Rav Avigdor Miller on Torah Sanctioned Slavery



Why does the Torah sanction slavery?


Now let’s understand that we’re living in a time when all the standards are measured by the fad of the day. What is today important was yesterday unknown and tomorrow will be unimportant. So therefore even though slavery today is considered as something to be abhorred, you have to realize this wasn’t the case in ancient times among Jews.

First of all, among gentiles in ancient times, what should a person do who had no livelihood? He had no land. Land was passed on from father to son. Suppose you had no land. You had no family. You were a stranger. It happens sometimes that you’re a stranger. What should you do? You would die of starvation. So Eliezer eved Avraham who wanted to become a loyal disciple of his great teacher, what did he do? He gladly became an eved.

In those days to become a slave meant you were being joined to the family in a certain status. Hagar gladly became a shifchah to Sarah. It meant joining the family. She was a member of the family. In those ancient days, in case the woman, the ba’alas habayis, was childless, so she gave her handmaid to her husband and he had children from her. That’s how it used to be back before the Torah was given. Slavery had a different face in the ancient days.

And so, among Jews slavery meant that a person became a member of the family. First of all, the slave had to circumcise. He had to go to tevilah. He had to become a Jew in a certain sense. All slaves had to keep the Torah.

A slave couldn’t be beaten because he could have recourse through the dayanim; and even when a person had to chastise the slave, even if he was hitting him for a reason, if he was careless and he knocked out a tooth or some other one of the twenty-four chief limbs then the slave could march out a free man.
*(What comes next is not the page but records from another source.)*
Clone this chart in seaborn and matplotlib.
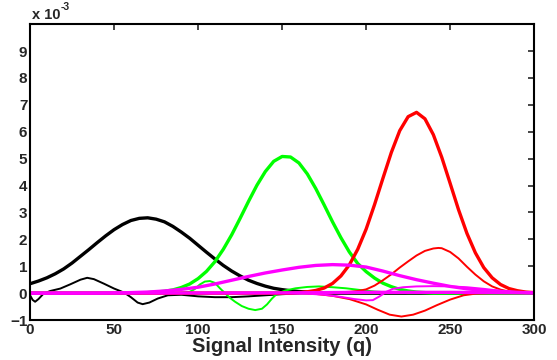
import matplotlib
matplotlib.use("Agg")
import matplotlib.pyplot as plt
import seaborn as sns
import pandas as pd
import numpy as np

# values, in units of 1e-3
x_grid = list(range(0, 305, 5))

black_thick = [0.35, 0.45, 0.57, 0.72, 0.90, 1.12, 1.37, 1.62, 1.88, 2.13,
               2.36, 2.55, 2.70, 2.78, 2.80, 2.75, 2.65, 2.48, 2.27, 2.04,
               1.78, 1.52, 1.27, 1.03, 0.82, 0.64, 0.48, 0.36, 0.26, 0.18,
               0.13, 0.09, 0.06, 0.04, 0.02, 0.01] + [0] * 25

green_thick = [0] * 14 + [0.02, 0.04, 0.07, 0.12, 0.21, 0.34, 0.54, 0.81, 1.17, 1.63,
                          2.17, 2.78, 3.41, 4.01, 4.52, 4.90, 5.08, 5.06, 4.84, 4.43,
                          3.89, 3.28, 2.65, 2.06, 1.53, 1.10, 0.80, 0.56, 0.37, 0.24,
                          0.14, 0.08, 0.04, 0.02] + [0] * 13

red_thick = [0] * 32 + [0.02, 0.05, 0.10, 0.19, 0.36, 0.64, 1.05, 1.63, 2.38, 3.29,
                        4.27, 5.23, 6.04, 6.56, 6.72, 6.48, 5.89, 5.05, 4.08, 3.10,
                        2.22, 1.50, 0.95, 0.57, 0.32, 0.17, 0.09, 0.04, 0.02]

black_thin_x = [0, 1.5, 3, 5, 8, 12, 18, 24, 30, 34, 38, 44, 50, 56, 60, 64, 67, 71,
                76, 82, 90, 100, 110, 120, 130, 140, 150, 160, 170, 300]
black_thin = [-0.08, -0.25, -0.32, -0.22, -0.02, 0.08, 0.17, 0.33, 0.50, 0.57, 0.52,
              0.35, 0.17, 0.02, -0.15, -0.35, -0.41, -0.35, -0.20, -0.08, -0.06,
              -0.12, -0.15, -0.15, -0.12, -0.08, -0.04, -0.01, 0, 0]

green_thin_x = [0, 85, 90, 95, 98, 101, 104, 107, 110, 113, 116, 119, 122, 126, 130,
                134, 138, 141, 144, 147, 152, 158, 165, 172, 180, 188, 196, 205, 215,
                225, 300]
green_thin = [0, 0, 0.01, 0.05, 0.15, 0.32, 0.43, 0.45, 0.38, 0.18, 0, -0.18, -0.32,
              -0.48, -0.58, -0.63, -0.58, -0.42, -0.20, -0.02, 0.10, 0.18, 0.23, 0.25,
              0.22, 0.18, 0.12, 0.06, 0.02, 0, 0]

red_up_x = [0, 180, 190, 195, 200, 205, 210, 215, 220, 225, 230, 235, 240, 243, 245,
            250, 255, 260, 265, 270, 275, 280, 285, 290, 295, 300]
red_up = [0, 0.02, 0.05, 0.08, 0.14, 0.28, 0.48, 0.70, 0.95, 1.18, 1.40, 1.57, 1.66,
          1.68, 1.67, 1.53, 1.29, 0.98, 0.69, 0.44, 0.25, 0.13, 0.06, 0.03, 0.01, 0]

red_down_x = [0, 160, 170, 180, 190, 200, 207, 214, 221, 228, 235, 242, 250, 258, 265,
              275, 300]
red_down = [0, 0, -0.03, -0.10, -0.22, -0.42, -0.62, -0.80, -0.87, -0.80, -0.65, -0.45,
            -0.24, -0.08, -0.02, 0, 0]

magenta_x = [0, 40, 60, 70, 80, 90, 100, 110, 120, 130, 140, 150, 160, 170, 180, 190,
             200, 210, 220, 230, 240, 250, 260, 270, 280, 290, 300]
magenta_thick = [0, 0, 0.02, 0.04, 0.08, 0.14, 0.22, 0.34, 0.48, 0.62, 0.75, 0.86, 0.96,
                 1.03, 1.06, 1.04, 0.97, 0.82, 0.65, 0.50, 0.37, 0.25, 0.16, 0.10, 0.06,
                 0.03, 0.01]

magenta_flat_x = [0, 150, 200, 250, 300]
magenta_flat = [0, 0.01, 0.03, 0.03, 0.01]

magenta_thin_x = [0, 150, 165, 175, 185, 193, 200, 204, 208, 212, 216, 222, 230, 240,
                  250, 260, 270, 280, 290, 300]
magenta_thin = [0, 0, -0.02, -0.06, -0.14, -0.22, -0.27, -0.26, -0.12, 0.05, 0.16,
                0.22, 0.25, 0.26, 0.25, 0.22, 0.16, 0.09, 0.04, 0.01]

lines = [
    (x_grid, black_thick, "black", 2.4),
    (black_thin_x, black_thin, "black", 1.4),
    (x_grid, green_thick, "#00ff00", 2.4),
    (green_thin_x, green_thin, "#00ff00", 1.4),
    (x_grid, red_thick, "#ff0000", 2.4),
    (red_up_x, red_up, "#ff0000", 1.4),
    (red_down_x, red_down, "#ff0000", 1.4),
    (magenta_flat_x, magenta_flat, "#ff00ff", 2.4),
    (magenta_x, magenta_thick, "#ff00ff", 2.4),
    (magenta_thin_x, magenta_thin, "#ff00ff", 1.4),
]

sns.set_style("white")
plt.rcParams['font.family'] = ['Liberation Sans', 'DejaVu Sans']
plt.rcParams['font.weight'] = 'bold'

fig = plt.figure(figsize=(5.57, 3.6), dpi=100)
ax = fig.add_axes([0.054, 0.111, 0.905, 0.822])

for xs, ys, col, lw in lines:
    sns.lineplot(x=xs, y=ys, color=col, linewidth=lw, ax=ax,
                 estimator=None, sort=False)

ax.set_xlim(0, 300)
ax.set_ylim(-1, 10)
ax.set_xticks(range(0, 301, 50))
ax.set_yticks(range(-1, 10))
ax.tick_params(direction='in', length=4, width=1.2, top=True, right=True,
               labelsize=11, pad=2)
for lab in ax.get_xticklabels() + ax.get_yticklabels():
    lab.set_fontweight('bold')
for sp in ax.spines.values():
    sp.set_visible(True)
    sp.set_color('black')
    sp.set_linewidth(1.5)

ax.set_xlabel("Signal Intensity (q)", fontsize=14.5, fontweight='bold', labelpad=0)
ax.set_ylabel("")
ax.text(0.003, 1.006, "x 10", transform=ax.transAxes, fontsize=10.5,
        fontweight='bold', ha='left', va='bottom')
ax.text(0.06, 1.04, "-3", transform=ax.transAxes, fontsize=7.5,
        fontweight='bold', ha='left', va='bottom')

fig.savefig("out.png", dpi=100)
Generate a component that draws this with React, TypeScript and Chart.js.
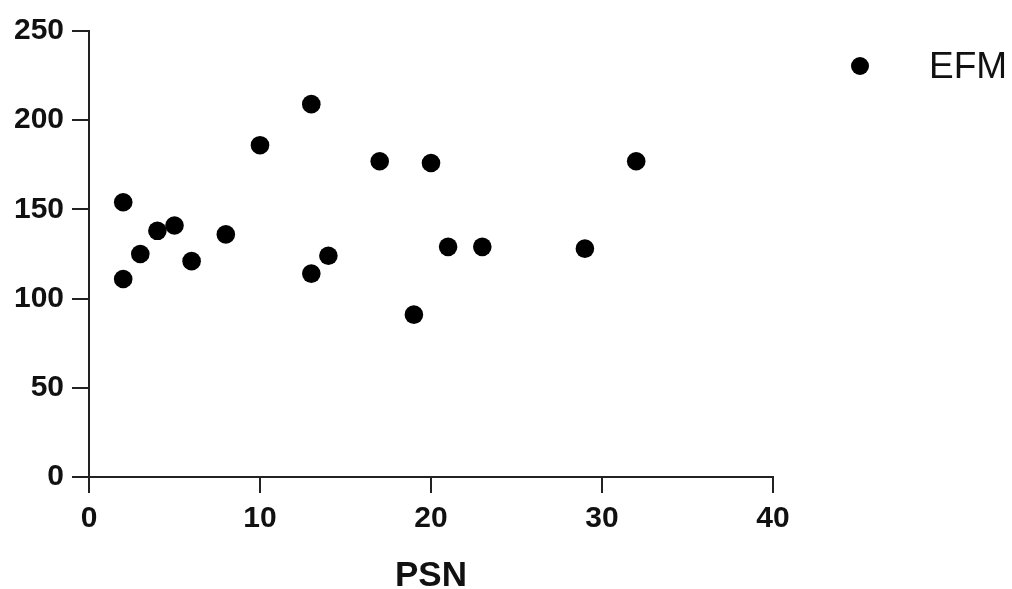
import React, { useEffect, useRef } from "react";
import { Chart, registerables } from "chart.js";

Chart.register(...registerables);

const seriesLabel = "EFM";
const xTitle = "PSN";
const psn = [2, 2, 3, 4, 5, 6, 8, 10, 13, 13, 14, 17, 19, 20, 21, 23, 29, 32];
const efm = [154, 111, 125, 138, 141, 121, 136, 186, 209, 114, 124, 177, 91, 176, 129, 129, 128, 177];
const xTicks = [0, 10, 20, 30, 40];
const yTicks = [0, 50, 100, 150, 200, 250];

const W = 1012;
const H = 589;

const legendPlugin = {
  id: "customLegend",
  afterDraw(chart: any) {
    const ctx = chart.ctx;
    const ds = chart.data.datasets[0];
    ctx.save();
    ctx.fillStyle = "#000";
    ctx.beginPath();
    ctx.arc(860, 66, 9, 0, Math.PI * 2);
    ctx.fill();
    ctx.fillStyle = "#111";
    ctx.font = "37px 'Liberation Sans', Arial, sans-serif";
    ctx.textAlign = "left";
    ctx.textBaseline = "middle";
    ctx.fillText(ds.label, 929, 68);
    ctx.restore();
  },
};

export default function App() {
  const ref = useRef<HTMLCanvasElement | null>(null);
  useEffect(() => {
    if (!ref.current) return;
    const points = psn.map((x, i) => ({ x, y: efm[i] }));
    const tickFont = { family: "'Liberation Sans', Arial, sans-serif", size: 30, weight: "bold" as const };
    const chart = new Chart(ref.current, {
      type: "scatter",
      data: {
        datasets: [
          {
            label: seriesLabel,
            data: points,
            backgroundColor: "#000",
            borderColor: "#000",
            pointRadius: 9.3,
            pointHoverRadius: 9.3,
            borderWidth: 0,
          },
        ],
      },
      options: {
        responsive: false,
        animation: false,
        events: [],
        layout: { padding: { left: 0, top: 31, right: W - 773, bottom: 0 } },
        plugins: { legend: { display: false }, tooltip: { enabled: false } },
        scales: {
          x: {
            type: "linear",
            min: 0,
            max: 40,
            afterFit(scale: any) {
              scale.height = H - 477;
            },
            afterBuildTicks(scale: any) {
              scale.ticks = xTicks.map((v) => ({ value: v }));
            },
            ticks: { color: "#111", font: tickFont, padding: 8, maxRotation: 0 },
            grid: {
              drawOnChartArea: false,
              drawTicks: true,
              tickLength: 16,
              color: "#222",
              lineWidth: 2,
            },
            border: { display: true, color: "#222", width: 2 },
            title: {
              display: true,
              text: xTitle,
              color: "#111",
              font: { family: "'Liberation Sans', Arial, sans-serif", size: 35, weight: "bold" as const, lineHeight: 1.2 },
              padding: { top: 0, bottom: -8 },
            },
          },
          y: {
            type: "linear",
            min: 0,
            max: 250,
            afterFit(scale: any) {
              scale.width = 89;
            },
            afterBuildTicks(scale: any) {
              scale.ticks = yTicks.map((v) => ({ value: v }));
            },
            ticks: { color: "#111", font: tickFont, padding: 8 },
            grid: {
              drawOnChartArea: false,
              drawTicks: true,
              tickLength: 17,
              color: "#222",
              lineWidth: 2,
            },
            border: { display: true, color: "#222", width: 2 },
          },
        },
      },
      plugins: [legendPlugin],
    });
    return () => chart.destroy();
  }, []);
  return (
    <div style={{ position: "fixed", left: 0, top: 0, width: W, height: H, background: "#fff" }}>
      <canvas ref={ref} width={W} height={H} style={{ display: "block" }} />
    </div>
  );
}
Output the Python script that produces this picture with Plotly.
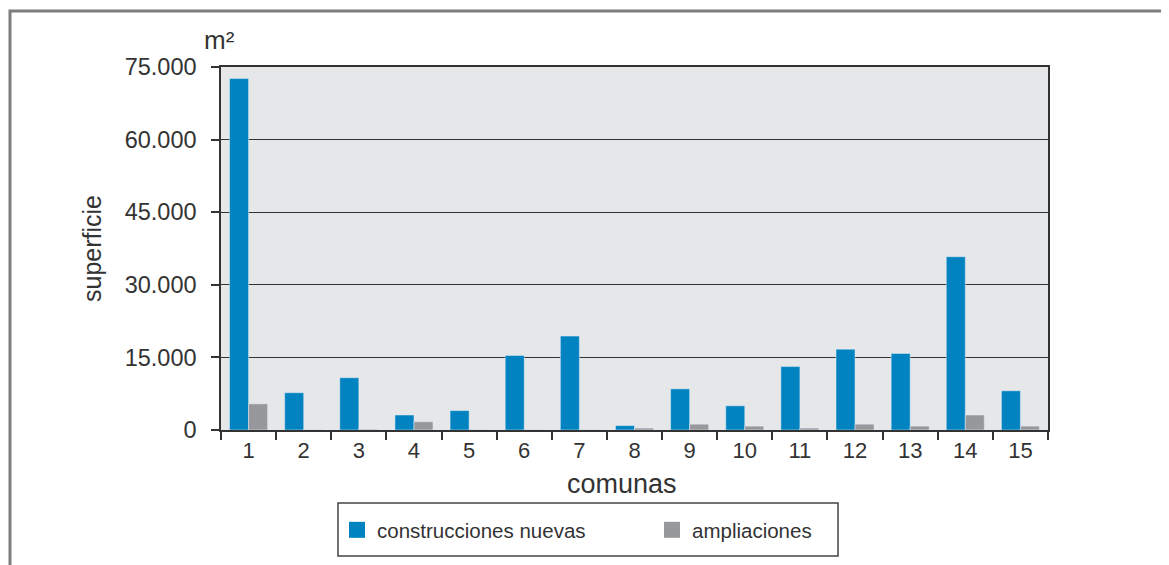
import plotly.graph_objects as go

comunas = [str(i) for i in range(1, 16)]
construcciones_nuevas = [72600, 7700, 10800, 3100, 4000, 15400, 19400, 900,
                         8500, 5000, 13100, 16700, 15800, 35800, 8100]
ampliaciones = [5400, 100, 150, 1700, 100, 100, 100, 400,
                1200, 800, 400, 1200, 800, 3100, 800]
y_ticks = [0, 15000, 30000, 45000, 60000, 75000]

BLUE = "#0083c0"
GRAY = "#97989b"
TXT = "#333333"
FONT = "Liberation Sans"

OFF = 8  # page body margin
W, H = 1169 - OFF, 565 - OFF
L, T = 221 - OFF, 67 - OFF
pw, ph = 827, 363
R, B = W - L - pw, H - T - ph


def px(x):
    return (x - OFF - L) / pw


def py(y):
    return (T + ph - (y - OFF)) / ph


fig = go.Figure()
fig.add_trace(go.Bar(x=comunas, y=construcciones_nuevas, marker_color=BLUE,
                     showlegend=False, name="construcciones nuevas"))
fig.add_trace(go.Bar(x=comunas, y=ampliaciones, marker_color=GRAY,
                     showlegend=False, name="ampliaciones"))
# legend entries
fig.add_trace(go.Scatter(x=[None], y=[None], mode="markers", name="construcciones nuevas",
                         marker=dict(symbol="square", size=16, color=BLUE),
                         legendwidth=270))
fig.add_trace(go.Scatter(x=[None], y=[None], mode="markers", name="ampliaciones",
                         marker=dict(symbol="square", size=16, color=GRAY)))

fig.update_layout(
    width=W, height=H,
    margin=dict(l=L, r=R, t=T, b=B, autoexpand=False),
    paper_bgcolor="white",
    plot_bgcolor="#e6e7e9",
    barmode="group",
    bargap=0.31,
    bargroupgap=0,
    separators=",.",
    font=dict(family=FONT, color=TXT, size=20),
    showlegend=True,
    legend=dict(orientation="h", x=px(337), xanchor="left", y=py(530), yanchor="middle",
                font=dict(family=FONT, size=20.5, color=TXT),
                bgcolor="rgba(0,0,0,0)", borderwidth=0),
    shapes=[
        dict(type="rect", xref="paper", yref="paper",
             x0=px(10), x1=px(1185), y0=py(585), y1=py(11),
             line=dict(color="#7d7d7d", width=3), fillcolor="rgba(0,0,0,0)", layer="below"),
        dict(type="rect", xref="paper", yref="paper",
             x0=px(338), x1=px(838), y0=py(556), y1=py(503),
             line=dict(color="#444444", width=1.5), fillcolor="white", layer="below"),
    ],
    annotations=[
        dict(text="m²", xref="paper", yref="paper", x=px(219), y=py(40),
             xanchor="center", yanchor="middle", showarrow=False,
             font=dict(family=FONT, size=26, color=TXT)),
        dict(text="comunas", xref="paper", yref="paper", x=px(622), y=py(484),
             xanchor="center", yanchor="middle", showarrow=False,
             font=dict(family=FONT, size=27, color=TXT)),
    ],
)

fig.update_xaxes(
    type="category",
    tickson="boundaries",
    ticks="outside", ticklen=8, tickcolor=TXT, tickwidth=1.5,
    tickfont=dict(family=FONT, size=22, color=TXT),
    showgrid=False,
    showline=True, linecolor=TXT, linewidth=1.5, mirror=True,
)
fig.update_yaxes(
    range=[0, 75000],
    tickvals=y_ticks,
    tickformat=",d",
    ticks="outside", ticklen=8, tickcolor=TXT, tickwidth=1.5,
    tickfont=dict(family=FONT, size=23.5, color=TXT),
    ticklabelstandoff=10,
    showgrid=True, gridcolor="#333333", gridwidth=1,
    zeroline=False,
    showline=True, linecolor=TXT, linewidth=1.5, mirror=True,
    title=dict(text="superficie", standoff=16,
               font=dict(family=FONT, size=25, color=TXT)),
)

fig.write_html("out.html")
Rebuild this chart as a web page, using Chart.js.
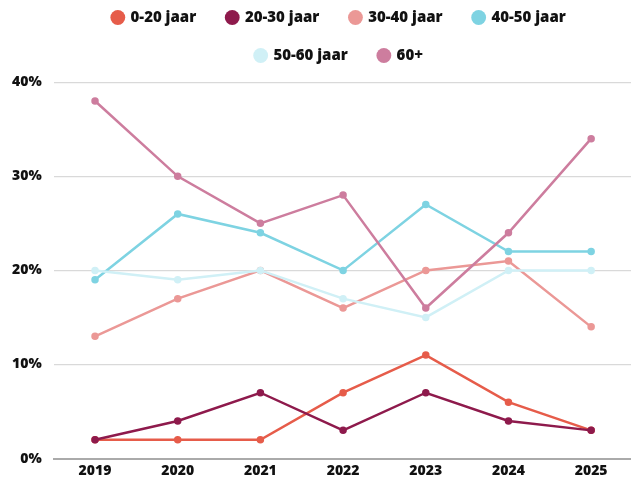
<!DOCTYPE html>
<html>
<head>
<meta charset="utf-8">
<script src="https://cdn.jsdelivr.net/npm/chart.js@4"></script>
<style>
  html, body { margin: 0; padding: 0; background: #fff; }
  #wrap { width: 631px; height: 477px; overflow: hidden; position: relative; }
  /* plot runs slightly past the right and bottom edges, as in the original */
  #chart { position: absolute; left: 0; top: 0; }
</style>
</head>
<body>
<div id="wrap"><canvas id="chart" width="638" height="479"></canvas></div>
<script>
const years = ["2019", "2020", "2021", "2022", "2023", "2024", "2025"];
const age_0_20 = [2, 2, 2, 7, 11, 6, 3];
const age_20_30 = [2, 4, 7, 3, 7, 4, 3];
const age_30_40 = [13, 17, 20, 16, 20, 21, 14];
const age_40_50 = [19, 26, 24, 20, 27, 22, 22];
const age_50_60 = [20, 19, 20, 17, 15, 20, 20];
const age_60_plus = [38, 30, 25, 28, 16, 24, 34];
const y_ticks = [0, 10, 20, 30, 40];

// later series sit on top of earlier ones, like the original
function makeSet (label, data, color, idx) {
  return {
    label : label,
    data : data,
    order : 10 - idx,
    borderColor : color,
    backgroundColor : color,
    borderWidth : 2.5,
    pointRadius : 2.5,
    pointHoverRadius : 3,
    pointStyle : "circle",
    lineTension : 0,
    fill : false
  };
}

const font_family = "'Open Sans', sans-serif";

new Chart(document.getElementById("chart"), {
  type : "line",
  data : {
    labels : years,
    datasets : [
      makeSet("0-20 jaar", age_0_20, "#e65c4a", 0),
      makeSet("20-30 jaar", age_20_30, "#8e1a4c", 1),
      makeSet("30-40 jaar", age_30_40, "#eb9896", 2),
      makeSet("40-50 jaar", age_40_50, "#7ed3e2", 3),
      makeSet("50-60 jaar", age_50_60, "#d0f0f6", 4),
      makeSet("60+", age_60_plus, "#cd7d9e", 5)
    ]
  },
  options : {
    animation : false,
    responsive : false,
    devicePixelRatio : 1,
    layout : { padding : { left : 0, right : 0, top : -13, bottom : -5 } },
    plugins : {
      // empty title used only as a spacer between legend and plot
      title : {
        display : true,
        text : "",
        weight : 500,
        font : { size : 1 },
        padding : { top : 0, bottom : 8 }
      },
      legend : {
        display : true,
        position : "top",
        fullSize : false,
        maxWidth : 570,
        labels : {
          usePointStyle : true,
          pointStyle : "circle",
          boxWidth : 10.5,
          boxHeight : 10.5,
          padding : 23,
          color : "#111",
          font : { family : font_family, size : 15, weight : "800" },
          sort : function (a, b) { return a.datasetIndex - b.datasetIndex; },
          generateLabels : function (chart) {
            let items = Chart.defaults.plugins.legend.labels.generateLabels(chart);
            items.forEach(function (it) {
              it.text = it.text + "\u00a0\u00a0";
              it.lineWidth = 0;
            });
            return items;
          }
        }
      },
      tooltip : { enabled : false }
    },
    scales : {
      x : {
        offset : true,
        grid : { display : false, drawTicks : false },
        border : { color : "#aaa", width : 2 },
        ticks : {
          color : "#111",
          padding : 4,
          font : { family : font_family, size : 14, weight : "800" }
        }
      },
      y : {
        min : 0,
        max : 40,
        afterBuildTicks : function (axis) {
          axis.ticks = y_ticks.map(v => ({ value : v }));
        },
        grid : { color : "#d9d9d9", lineWidth : 1.3, drawTicks : false },
        border : { display : false },
        ticks : {
          color : "#111",
          padding : 12,
          font : { family : font_family, size : 14, weight : "800" },
          callback : function (v) { return v + "%"; }
        }
      }
    }
  }
});
</script>
</body>
</html>
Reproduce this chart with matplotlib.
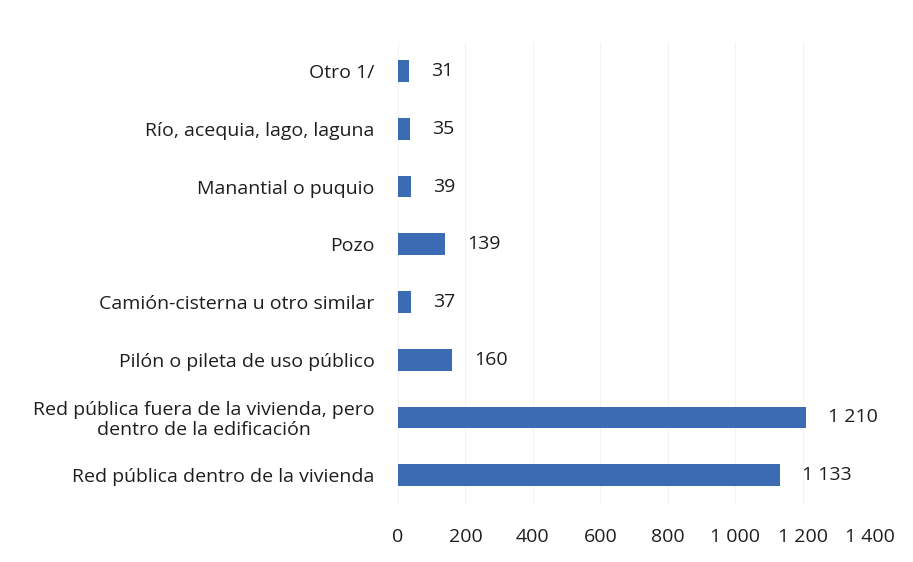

And if the owner killed a slave he was put to death.

Among Jews slavery was an institution like the family. And therefore the slaves were much better off – and you could judge this from the following: Suppose a Jew bought a slave who refused to circumcise. So the Jew could say to him “I’ll sell you back to the gentiles.” That was considered a threat. And in almost every case the slave was willing to circumcise.

And therefore to be a slave by the Jews in ancient times wasn’t what you imagine. The truth is that even in America slavery was not as bad as it’s described in that famous book Uncle Tom’s Cabin. That was a propaganda book, and the book portrays it a hundred times worse than it actually was. The fact is that the slaves were much better off than after they were liberated. And some of them even to this day are not yet living happy lives. They haven’t regained the ability to live a family life. Many of them are still living disorganized lives, which didn’t exist in the times when they lived on the plantation. But this I don’t want to press anymore because it’s already against public opinion. But among Jews there’s no question that slavery was an institution that fit into the social structure of Jewish life, and the eved Cana’ani, to some extent, lived a privileged life and he was protected by the Torah. And therefore there was no question then that slavery should have been sanctioned just as it was by the Torah.